Question

For value of $k$, the points $\left( {0,0} \right),\left( {1,3} \right),\left( {2,4} \right)$, and $\left( {k,3} \right)$ are concyclic?
A. 4
B. 9
C. 6
D. 8

Answer 1

Hint: First, substitute the given points $\left( {0,0} \right),\left( {1,3} \right)$, and $\left( {2,4} \right)$ in the standard equation of a circle to calculate the values of $c,f$, and $g$. Then, simplify the standard equation of a circle by substituting the values. And in the end, substitute the point $\left( {k,3} \right)$ in the simplified equation of a circle and solve it to reach the required answer.

Formula Used:
The standard equation of a circle is: ${x^2} + {y^2} + 2gx + 2fy + c = 0$, where $\left( { - g, - f} \right)$ is the center of a circle.
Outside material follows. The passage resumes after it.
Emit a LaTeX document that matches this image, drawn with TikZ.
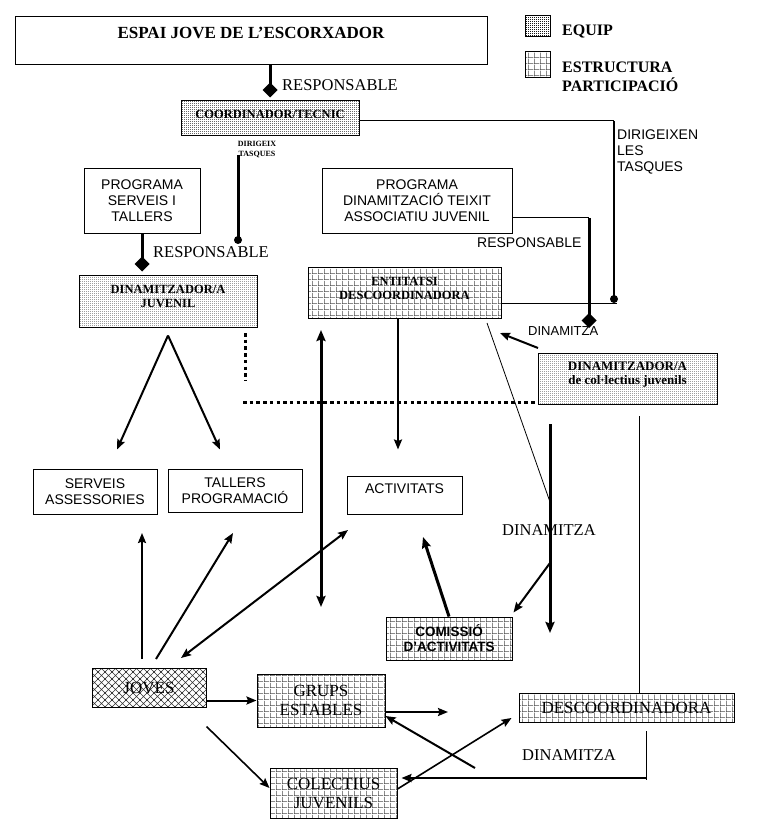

Complete step by step solution:
Given: The points $\left( {0,0} \right),\left( {1,3} \right),\left( {2,4} \right)$, and $\left( {k,3} \right)$ are concyclic.
We know that if points are concyclic, then they lie on the same circle.
Substitute the point $\left( {0,0} \right)$ in the standard equation of a circle.
We get,
${0^2} + {0^2} + 2g\left( 0 \right) + 2f\left( 0 \right) + c = 0$
$ \Rightarrow c = 0$ $.....\left( 1 \right)$

Now substitute the point $\left( {1,3} \right)$ in the standard equation of a circle.
We get,
${1^2} + {3^2} + 2g\left( 1 \right) + 2f\left( 3 \right) = 0$
$ \Rightarrow 1 + 9 + 2g + 6f = 0$
$ \Rightarrow 10 + 2g + 6f = 0$ $.....\left( 2 \right)$

Now substitute the point $\left( {2,4} \right)$ in the standard equation of a circle.
We get,
${2^2} + {4^2} + 2g\left( 2 \right) + 2f\left( 4 \right) = 0$
$ \Rightarrow 4 + 16 + 4g + 8f = 0$
$ \Rightarrow 20 + 4g + 8f = 0$
Divide both sides by 2.
$10 + 2g + 4f = 0$
$ \Rightarrow 10 + 2g = - 4f$ $.....\left( 3 \right)$

Substitute the equation $\left( 3 \right)$ in the equation $\left( 2 \right)$.
$ - 4f + 6f = 0$
$ \Rightarrow 2f = 0$
$ \Rightarrow f = 0$ $.....\left( 4 \right)$
Substitute the equation $\left( 4 \right)$ in the equation $\left( 2 \right)$.
$10 + 2g + 6\left( 0 \right) = 0$
$ \Rightarrow 2g = - 10$
Divide both sides by 2.
$ \Rightarrow g = - 5$ $.....\left( 5 \right)$

Now substitute the equations $\left( 1 \right)$, $\left( 4 \right)$ and $\left( 5 \right)$ in the standard equation of a circle.
${x^2} + {y^2} + 2\left( { - 5} \right)x + 2\left( 0 \right)y + 0 = 0$
$ \Rightarrow {x^2} + {y^2} - 10x = 0$
Substitute the point $\left( {k,3} \right)$ in the above equation.
${k^2} + {3^2} - 10k = 0$
$ \Rightarrow {k^2} - 10k + 9 = 0$
Factorize the quadratic equation.
${k^2} - 9k - k + 9 = 0$
$ \Rightarrow k\left( {k - 9} \right) - \left( {k - 9} \right) = 0$
$ \Rightarrow \left( {k - 9} \right)\left( {k - 1} \right) = 0$
$ \Rightarrow k - 9 = 0$ or $k - 1 = 0$
$ \Rightarrow k = 9$ or $k = 1$
Thus, the values of $k$ are: $k = 1$ or $k = 9$

Option ‘B’ is correct

Note: Concyclic points are defined as any two or more points that lie on the common circle. All concyclic points are the same distance from the center of the circle.